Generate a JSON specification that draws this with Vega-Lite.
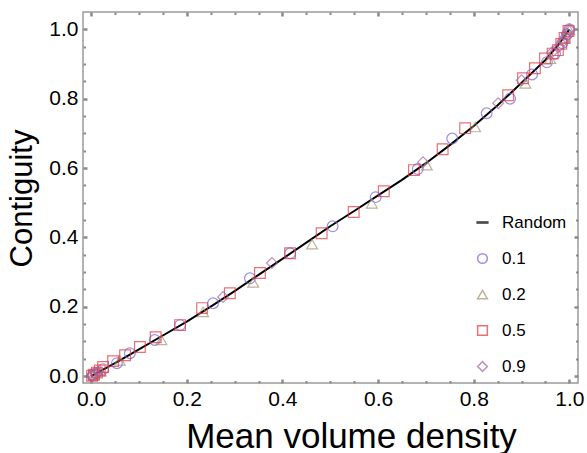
{
  "$schema": "https://vega.github.io/schema/vega-lite/v6.json",
  "width": 495,
  "height": 371,
  "autosize": "none",
  "padding": {"left": 83, "top": 12, "right": 9, "bottom": 70},
  "background": "white",
  "config": {
    "view": {"stroke": "#9a9a9a", "strokeWidth": 1.5},
    "font": "Liberation Sans",
    "axis": {"grid": false, "domain": false, "labelColor": "black", "titleColor": "black", "labelFont": "Liberation Sans", "titleFont": "Liberation Sans", "titleFontWeight": "normal", "tickColor": "#8a8a8a"}
  },
  "datasets": {
    "random": [
      {"x": 0, "y": 0}, {"x": 0.05, "y": 0.037}, {"x": 0.1, "y": 0.077}, {"x": 0.15, "y": 0.117},
      {"x": 0.2, "y": 0.157}, {"x": 0.25, "y": 0.2}, {"x": 0.3, "y": 0.245}, {"x": 0.35, "y": 0.292},
      {"x": 0.4, "y": 0.338}, {"x": 0.45, "y": 0.385}, {"x": 0.5, "y": 0.432}, {"x": 0.55, "y": 0.476},
      {"x": 0.6, "y": 0.521}, {"x": 0.65, "y": 0.566}, {"x": 0.7, "y": 0.614}, {"x": 0.75, "y": 0.666},
      {"x": 0.8, "y": 0.721}, {"x": 0.85, "y": 0.781}, {"x": 0.9, "y": 0.846}, {"x": 0.95, "y": 0.912},
      {"x": 0.975, "y": 0.952}, {"x": 1.0, "y": 1.0}
    ],
    "pts": [
      {"series": "0.1", "x": 0.003, "y": 0.002}, {"series": "0.1", "x": 0.01, "y": 0.008}, {"series": "0.1", "x": 0.025, "y": 0.02},
      {"series": "0.1", "x": 0.054, "y": 0.037}, {"series": "0.1", "x": 0.081, "y": 0.066}, {"series": "0.1", "x": 0.133, "y": 0.104},
      {"series": "0.1", "x": 0.186, "y": 0.147}, {"series": "0.1", "x": 0.255, "y": 0.21}, {"series": "0.1", "x": 0.332, "y": 0.282},
      {"series": "0.1", "x": 0.416, "y": 0.354}, {"series": "0.1", "x": 0.505, "y": 0.432}, {"series": "0.1", "x": 0.595, "y": 0.516},
      {"series": "0.1", "x": 0.683, "y": 0.597}, {"series": "0.1", "x": 0.755, "y": 0.685}, {"series": "0.1", "x": 0.827, "y": 0.758},
      {"series": "0.1", "x": 0.876, "y": 0.8}, {"series": "0.1", "x": 0.922, "y": 0.87}, {"series": "0.1", "x": 0.953, "y": 0.905},
      {"series": "0.1", "x": 0.97, "y": 0.93}, {"series": "0.1", "x": 0.985, "y": 0.96}, {"series": "0.1", "x": 0.995, "y": 0.985},
      {"series": "0.1", "x": 1.0, "y": 1.0},
      {"series": "0.2", "x": 0.005, "y": 0.003}, {"series": "0.2", "x": 0.02, "y": 0.014}, {"series": "0.2", "x": 0.06, "y": 0.045},
      {"series": "0.2", "x": 0.147, "y": 0.104}, {"series": "0.2", "x": 0.234, "y": 0.185}, {"series": "0.2", "x": 0.339, "y": 0.27},
      {"series": "0.2", "x": 0.462, "y": 0.38}, {"series": "0.2", "x": 0.587, "y": 0.498}, {"series": "0.2", "x": 0.702, "y": 0.608},
      {"series": "0.2", "x": 0.803, "y": 0.718}, {"series": "0.2", "x": 0.908, "y": 0.844}, {"series": "0.2", "x": 0.96, "y": 0.915},
      {"series": "0.2", "x": 0.99, "y": 0.975}, {"series": "0.2", "x": 1.0, "y": 0.998},
      {"series": "0.5", "x": 0.002, "y": 0.001}, {"series": "0.5", "x": 0.006, "y": 0.004}, {"series": "0.5", "x": 0.012, "y": 0.01},
      {"series": "0.5", "x": 0.018, "y": 0.016}, {"series": "0.5", "x": 0.025, "y": 0.026},
      {"series": "0.5", "x": 0.046, "y": 0.043}, {"series": "0.5", "x": 0.071, "y": 0.06}, {"series": "0.5", "x": 0.102, "y": 0.084},
      {"series": "0.5", "x": 0.135, "y": 0.112}, {"series": "0.5", "x": 0.186, "y": 0.147}, {"series": "0.5", "x": 0.232, "y": 0.196},
      {"series": "0.5", "x": 0.29, "y": 0.239}, {"series": "0.5", "x": 0.353, "y": 0.297}, {"series": "0.5", "x": 0.416, "y": 0.354},
      {"series": "0.5", "x": 0.482, "y": 0.412}, {"series": "0.5", "x": 0.549, "y": 0.473}, {"series": "0.5", "x": 0.612, "y": 0.533},
      {"series": "0.5", "x": 0.675, "y": 0.594}, {"series": "0.5", "x": 0.735, "y": 0.654}, {"series": "0.5", "x": 0.782, "y": 0.715},
      {"series": "0.5", "x": 0.872, "y": 0.81}, {"series": "0.5", "x": 0.903, "y": 0.859}, {"series": "0.5", "x": 0.928, "y": 0.888},
      {"series": "0.5", "x": 0.949, "y": 0.916}, {"series": "0.5", "x": 0.965, "y": 0.93}, {"series": "0.5", "x": 0.976, "y": 0.94},
      {"series": "0.5", "x": 0.983, "y": 0.958}, {"series": "0.5", "x": 0.99, "y": 0.975}, {"series": "0.5", "x": 0.998, "y": 0.995},
      {"series": "0.9", "x": 0.001, "y": 0.001}, {"series": "0.9", "x": 0.003, "y": 0.003}, {"series": "0.9", "x": 0.008, "y": 0.01},
      {"series": "0.9", "x": 0.015, "y": 0.012},
      {"series": "0.9", "x": 0.276, "y": 0.228}, {"series": "0.9", "x": 0.378, "y": 0.326}, {"series": "0.9", "x": 0.694, "y": 0.617},
      {"series": "0.9", "x": 0.851, "y": 0.787}, {"series": "0.9", "x": 0.9, "y": 0.853}, {"series": "0.9", "x": 0.964, "y": 0.934},
      {"series": "0.9", "x": 0.978, "y": 0.95}, {"series": "0.9", "x": 0.987, "y": 0.965}, {"series": "0.9", "x": 0.992, "y": 0.978},
      {"series": "0.9", "x": 0.995, "y": 0.988}, {"series": "0.9", "x": 1.0, "y": 1.0}
    ]
  },
  "layer": [
    {
      "data": {"name": "random"},
      "mark": {"type": "line", "color": "black", "strokeWidth": 2},
      "encoding": {
        "x": {"field": "x", "type": "quantitative", "scale": {"domain": [-0.017, 1.018], "nice": false, "zero": false},
          "axis": {"orient": "bottom", "offset": -4, "title": "Mean volume density", "values": [0, 0.2, 0.4, 0.6, 0.8, 1.0], "format": ".1f",
            "tickSize": 4, "tickWidth": 2.5, "labelFontSize": 21, "labelPadding": 5, "labelFlush": false,
            "titleFontSize": 35, "titleX": 268, "titleY": 68, "titleBaseline": "alphabetic", "titleAnchor": "middle", "titleAlign": "center"}},
        "y": {"field": "y", "type": "quantitative", "scale": {"domain": [-0.02, 1.05], "nice": false, "zero": false},
          "axis": {"orient": "left", "offset": -4, "title": "Contiguity", "values": [0, 0.2, 0.4, 0.6, 0.8, 1.0], "format": ".1f",
            "tickSize": 4, "tickWidth": 2.5, "labelFontSize": 21, "labelPadding": 5, "labelFlush": false,
            "titleFontSize": 31, "titleX": -65, "titleY": 186, "titleBaseline": "middle", "titleAlign": "center", "titleAngle": -90}}
      }
    },
    {
      "data": {"name": "pts"},
      "mark": {"type": "point", "filled": false, "strokeWidth": 1.2, "size": 115},
      "encoding": {
        "x": {"field": "x", "type": "quantitative",
          "axis": {"orient": "bottom", "offset": -2.5, "title": null, "labels": false, "values": [0.05, 0.1, 0.15, 0.25, 0.3, 0.35, 0.45, 0.5, 0.55, 0.65, 0.7, 0.75, 0.85, 0.9, 0.95],
            "tickSize": 2.5, "tickWidth": 2}},
        "y": {"field": "y", "type": "quantitative",
          "axis": {"orient": "left", "offset": -2.5, "title": null, "labels": false, "values": [0.05, 0.1, 0.15, 0.25, 0.3, 0.35, 0.45, 0.5, 0.55, 0.65, 0.7, 0.75, 0.85, 0.9, 0.95],
            "tickSize": 2.5, "tickWidth": 2}},
        "color": {"field": "series", "type": "nominal",
          "scale": {"domain": ["Random", "0.1", "0.2", "0.5", "0.9"], "range": ["black", "#6e64dc", "#a39271", "#e2353c", "#a3649f"]},
          "legend": {"title": null, "orient": "none", "legendX": 391, "legendY": 202, "labelFontSize": 17, "labelFont": "Liberation Sans", "labelColor": "black",
            "symbolSize": 95, "symbolStrokeWidth": 1.5, "rowPadding": 18, "labelOffset": 11, "padding": 0}},
        "shape": {"field": "series", "type": "nominal",
          "scale": {"domain": ["Random", "0.1", "0.2", "0.5", "0.9"], "range": ["M-1.1,-0.12L1.1,-0.12L1.1,0.12L-1.1,0.12Z", "circle", "triangle-up", "square", "diamond"]}}
      }
    },
    {
      "data": {"name": "random"},
      "mark": {"type": "point", "opacity": 0},
      "encoding": {
        "x": {"field": "x", "type": "quantitative",
          "axis": {"orient": "top", "offset": -4, "title": null, "labels": false, "values": [0, 0.2, 0.4, 0.6, 0.8, 1.0], "tickSize": 4, "tickWidth": 2.5}},
        "y": {"field": "y", "type": "quantitative",
          "axis": {"orient": "right", "offset": -4, "title": null, "labels": false, "values": [0, 0.2, 0.4, 0.6, 0.8, 1.0], "tickSize": 4, "tickWidth": 2.5}}
      }
    },
    {
      "data": {"name": "random"},
      "mark": {"type": "point", "opacity": 0},
      "encoding": {
        "x": {"field": "x", "type": "quantitative",
          "axis": {"orient": "top", "offset": -2.5, "title": null, "labels": false, "values": [0.05, 0.1, 0.15, 0.25, 0.3, 0.35, 0.45, 0.5, 0.55, 0.65, 0.7, 0.75, 0.85, 0.9, 0.95], "tickSize": 2.5, "tickWidth": 2}},
        "y": {"field": "y", "type": "quantitative",
          "axis": {"orient": "right", "offset": -2.5, "title": null, "labels": false, "values": [0.05, 0.1, 0.15, 0.25, 0.3, 0.35, 0.45, 0.5, 0.55, 0.65, 0.7, 0.75, 0.85, 0.9, 0.95], "tickSize": 2.5, "tickWidth": 2}}
      }
    }
  ],
  "resolve": {"scale": {"x": "shared", "y": "shared"}, "axis": {"x": "independent", "y": "independent"}}
}
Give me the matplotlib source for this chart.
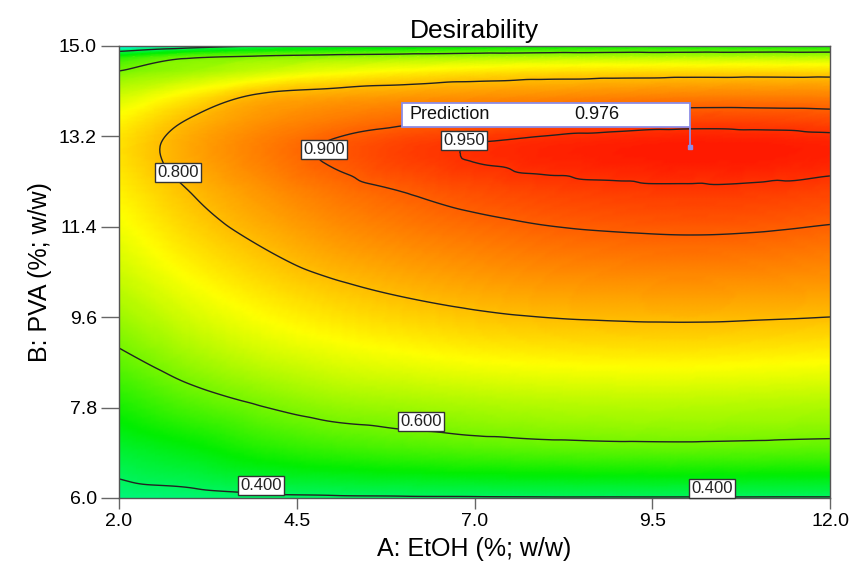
"""
Desirability contour (EtOH x PVA) - re-drawn from the reference figure
"""
import numpy as np
import matplotlib
matplotlib.use("Agg")
import matplotlib.pyplot as plt
import matplotlib.tri as mtri
from matplotlib.colors import LinearSegmentedColormap
from matplotlib.patches import Rectangle

plt.rcParams["font.family"] = ["Liberation Sans", "DejaVu Sans"]

# ── data: desirability at grid nodes ──
etoh = [2, 3, 4, 5, 6, 7, 8, 9, 10, 11, 12]                          # A: EtOH (%; w/w)
pva = [6, 7, 8, 9, 10, 11, 12, 13, 13.5, 14, 14.5, 14.8, 15]          # B: PVA (%; w/w)
# one row per PVA level, one column per EtOH level
desir = [
    [0.370, 0.378, 0.388, 0.392, 0.394, 0.395, 0.396, 0.396, 0.396, 0.396, 0.396],  # 6
    [0.445, 0.480, 0.520, 0.545, 0.560, 0.572, 0.580, 0.584, 0.585, 0.582, 0.578],  # 7
    [0.525, 0.578, 0.615, 0.643, 0.655, 0.665, 0.672, 0.675, 0.675, 0.672, 0.668],  # 8
    [0.601, 0.655, 0.695, 0.720, 0.737, 0.751, 0.759, 0.763, 0.764, 0.760, 0.755],  # 9
    [0.660, 0.712, 0.752, 0.780, 0.800, 0.815, 0.825, 0.830, 0.832, 0.830, 0.826],  # 10
    [0.705, 0.760, 0.800, 0.832, 0.852, 0.867, 0.879, 0.885, 0.888, 0.885, 0.878],  # 11
    [0.740, 0.797, 0.840, 0.873, 0.896, 0.914, 0.926, 0.933, 0.936, 0.934, 0.926],  # 12
    [0.762, 0.825, 0.868, 0.906, 0.934, 0.952, 0.964, 0.971, 0.976, 0.975, 0.968],  # 13
    [0.740, 0.805, 0.847, 0.872, 0.891, 0.904, 0.917, 0.927, 0.933, 0.931, 0.926],  # 13.5
    [0.688, 0.750, 0.810, 0.828, 0.838, 0.846, 0.853, 0.860, 0.865, 0.866, 0.865],  # 14
    [0.600, 0.640, 0.680, 0.714, 0.736, 0.752, 0.761, 0.765, 0.768, 0.769, 0.769],  # 14.5
    [0.500, 0.575, 0.600, 0.616, 0.627, 0.638, 0.646, 0.650, 0.651, 0.652, 0.652],  # 14.8
    [0.250, 0.350, 0.400, 0.430, 0.450, 0.470, 0.480, 0.490, 0.495, 0.500, 0.500],  # 15
]

levels = [0.400, 0.600, 0.800, 0.900, 0.950]
x_ticks = [2.0, 4.5, 7.0, 9.5, 12.0]
y_ticks = [6.0, 7.8, 9.6, 11.4, 13.2, 15.0]

pred_x, pred_y, pred_value = 10.03, 12.99, 0.976

# where the contour value boxes sit
label_spots = [
    (0.400, 4.00, 6.24),
    (0.400, 10.34, 6.18),
    (0.600, 6.25, 7.53),
    (0.800, 2.83, 12.47),
    (0.900, 4.88, 12.93),
    (0.950, 6.85, 13.11),
]

# ── surface: triangulate the grid, let matplotlib smooth it ──
X, Y = np.meshgrid(etoh, pva)
Z = np.array(desir)
nx, ny = len(etoh), len(pva)
tris = []
for j in range(ny - 1):
    for i in range(nx - 1):
        a = j * nx + i
        tris.append([a, a + 1, a + nx + 1])
        tris.append([a, a + nx + 1, a + nx])
tri = mtri.Triangulation(X.ravel(), Y.ravel(), np.array(tris))
interp = mtri.CubicTriInterpolator(tri, Z.ravel(), kind="geom")
refiner = mtri.UniformTriRefiner(tri)
tri_f, z_f = refiner.refine_field(Z.ravel(), triinterpolator=interp, subdiv=4)

cmap = LinearSegmentedColormap.from_list(
    "de", [(0.0, "#0000ff"), (0.25, "#00ffff"), (0.5, "#00ee00"),
           (0.75, "#ffff00"), (1.0, "#ff1a00")])

# ── figure ──
fig = plt.figure(figsize=(8.5, 5.77), dpi=100)
ax = fig.add_axes([0.140, 0.137, 0.8365, 0.7835])

ax.tripcolor(tri_f, z_f, cmap=cmap, vmin=0.0, vmax=pred_value, shading="gouraud")
ax.tricontour(tri_f, z_f, levels=levels, colors="#222222", linewidths=1.0)

for lev, lx, ly in label_spots:
    ax.text(lx, ly, f"{lev:.3f}", ha="center", va="center", fontsize=12, color="#222222",
            bbox=dict(boxstyle="square,pad=0.12", facecolor="white", edgecolor="#333333", linewidth=1.0),
            zorder=6)

# prediction flag
box_l, box_r, box_b, box_t = 5.98, pred_x, 13.39, 13.865
ax.add_patch(Rectangle((box_l, box_b), box_r - box_l, box_t - box_b,
                       facecolor="white", edgecolor="#8c8ce6", linewidth=1.3, zorder=7))
ax.plot([pred_x, pred_x], [pred_y, box_b], color="#8c8ce6", linewidth=1.3, zorder=7)
ax.plot([pred_x], [pred_y], marker="s", markersize=2.5, color="#8c8ce6", zorder=7)
ax.text(box_l + 0.1, (box_b + box_t) / 2, "Prediction", ha="left", va="center",
        fontsize=13, color="#111111", zorder=8)
ax.text(8.72, (box_b + box_t) / 2, f"{pred_value:.3f}", ha="center", va="center",
        fontsize=13, color="#111111", zorder=8)

# axes
ax.set_xlim(2, 12)
ax.set_ylim(6, 15)
ax.set_xticks(x_ticks)
ax.set_yticks(y_ticks)
ax.set_xticklabels([f"{v:.1f}" for v in x_ticks])
ax.set_yticklabels([f"{v:.1f}" for v in y_ticks])
ax.tick_params(axis="x", length=8, width=1, color="#666666", labelsize=14, pad=3)
ax.tick_params(axis="y", length=13, width=1, color="#666666", labelsize=14, pad=3)
for s in ax.spines.values():
    s.set_color("#555555")
    s.set_linewidth(1.0)

ax.set_xlabel("A: EtOH (%; w/w)", fontsize=18, labelpad=5)
ax.set_ylabel("B: PVA (%; w/w)", fontsize=18, labelpad=5)
ax.set_title("Desirability", fontsize=19, pad=6)

fig.savefig("out.png", dpi=100, facecolor="white")
plt.close()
▬▬▬▬▬▬▬▬▬▬
Description of the task.
Copy every line in the listing above where the string "this" turns up.

Result of the task.
Generate a JSON specification that draws this with Vega-Lite.
Give me the matplotlib source for this chart.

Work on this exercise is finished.